● **EXERCISE**
From the first line of the data down to and including the line with "y_ticks = list(range(0, 101, 10))", copy everything exactly, leaving out pictures.

● **GIVEN INFORMATION**
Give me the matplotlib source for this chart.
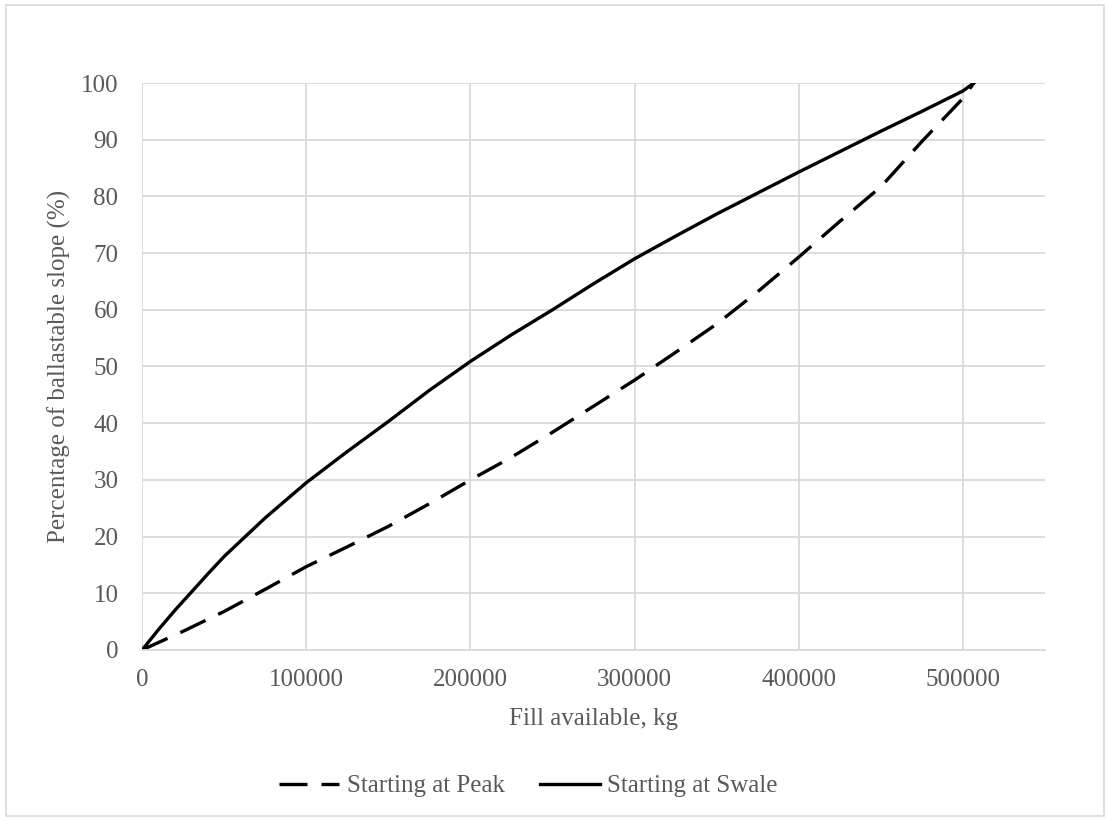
import matplotlib
matplotlib.use("Agg")
import matplotlib.pyplot as plt
from matplotlib.patches import Rectangle

# fill available (kg) and percentage of ballastable slope (%)
fill_peak = [0, 25000, 50000, 75000, 100000, 125000, 150000, 175000, 200000,
             225000, 250000, 275000, 300000, 325000, 350000, 375000, 400000,
             425000, 450000, 475000, 500000, 506600]
pct_peak = [0, 3.3, 6.8, 10.7, 14.7, 18.2, 21.8, 25.8, 30, 34, 38.4, 43,
            47.6, 52.5, 57.5, 63.2, 69.3, 75.6, 81.7, 89.7, 97.3, 100]

fill_swale = [0, 10000, 20000, 30000, 40000, 50000, 75000, 100000, 125000,
              150000, 175000, 200000, 225000, 250000, 275000, 300000, 325000,
              350000, 375000, 400000, 425000, 450000, 475000, 500000, 506600]
pct_swale = [0, 3.6, 7, 10.2, 13.4, 16.5, 23.3, 29.5, 35, 40.3, 45.8, 50.9,
             55.6, 60, 64.6, 69, 73, 76.9, 80.6, 84.3, 87.9, 91.5, 95, 98.6,
             100]

labels = ["Starting at Peak", "Starting at Swale"]
x_ticks = [0, 100000, 200000, 300000, 400000, 500000]
y_ticks = list(range(0, 101, 10))

plt.rcParams['font.family'] = ['Liberation Serif', 'DejaVu Serif']
TXT = "#595959"
GRID = "#d9d9d9"
FS = 18

fig = plt.figure(figsize=(11.1, 8.21), dpi=100)
ax = fig.add_axes([0.128, 0.2083, 0.8135, 0.6906])

ax.plot(fill_peak, pct_peak, color="black", lw=2.4, dashes=(8.4, 4.2),
        label=labels[0])
ax.plot(fill_swale, pct_swale, color="black", lw=2.4, label=labels[1])

ax.set_xlim(0, 550000)
ax.set_ylim(0, 100)
ax.set_xticks(x_ticks)
ax.set_yticks(y_ticks)
ax.set_xticklabels([str(v) for v in x_ticks])
ax.tick_params(length=0, labelsize=FS, labelcolor=TXT)
ax.tick_params(axis="x", pad=14)
ax.tick_params(axis="y", pad=17)
ax.grid(True, color=GRID, lw=1.3)
ax.set_axisbelow(True)
for s in ["top", "right", "left"]:
    ax.spines[s].set_visible(False)
ax.spines["bottom"].set_color(GRID)
ax.spines["bottom"].set_linewidth(1.3)

ax.set_xlabel("Fill available, kg", fontsize=FS, color=TXT, labelpad=12)
ax.set_ylabel("Percentage of ballastable slope (%)", fontsize=FS,
              color=TXT, labelpad=7)

fig.legend(loc="center", bbox_to_anchor=(0.476, 1 - 786 / 821), ncol=2,
           frameon=False, fontsize=FS, labelcolor=TXT, handlelength=2.4,
           handletextpad=0.3, columnspacing=1.4)

# outer chart border
fig.patches.append(Rectangle((0.005, 0.006), 0.99, 0.988,
                             transform=fig.transFigure, fill=False,
                             edgecolor=GRID, lw=1.2))

fig.savefig("out.png", dpi=100)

● **RESULT FOR THIS EXERCISE**
Give me the matplotlib source for this chart.
import matplotlib
matplotlib.use("Agg")
import matplotlib.pyplot as plt
from matplotlib.patches import Rectangle

# fill available (kg) and percentage of ballastable slope (%)
fill_peak = [0, 25000, 50000, 75000, 100000, 125000, 150000, 175000, 200000,
             225000, 250000, 275000, 300000, 325000, 350000, 375000, 400000,
             425000, 450000, 475000, 500000, 506600]
pct_peak = [0, 3.3, 6.8, 10.7, 14.7, 18.2, 21.8, 25.8, 30, 34, 38.4, 43,
            47.6, 52.5, 57.5, 63.2, 69.3, 75.6, 81.7, 89.7, 97.3, 100]

fill_swale = [0, 10000, 20000, 30000, 40000, 50000, 75000, 100000, 125000,
              150000, 175000, 200000, 225000, 250000, 275000, 300000, 325000,
              350000, 375000, 400000, 425000, 450000, 475000, 500000, 506600]
pct_swale = [0, 3.6, 7, 10.2, 13.4, 16.5, 23.3, 29.5, 35, 40.3, 45.8, 50.9,
             55.6, 60, 64.6, 69, 73, 76.9, 80.6, 84.3, 87.9, 91.5, 95, 98.6,
             100]

labels = ["Starting at Peak", "Starting at Swale"]
x_ticks = [0, 100000, 200000, 300000, 400000, 500000]
y_ticks = list(range(0, 101, 10))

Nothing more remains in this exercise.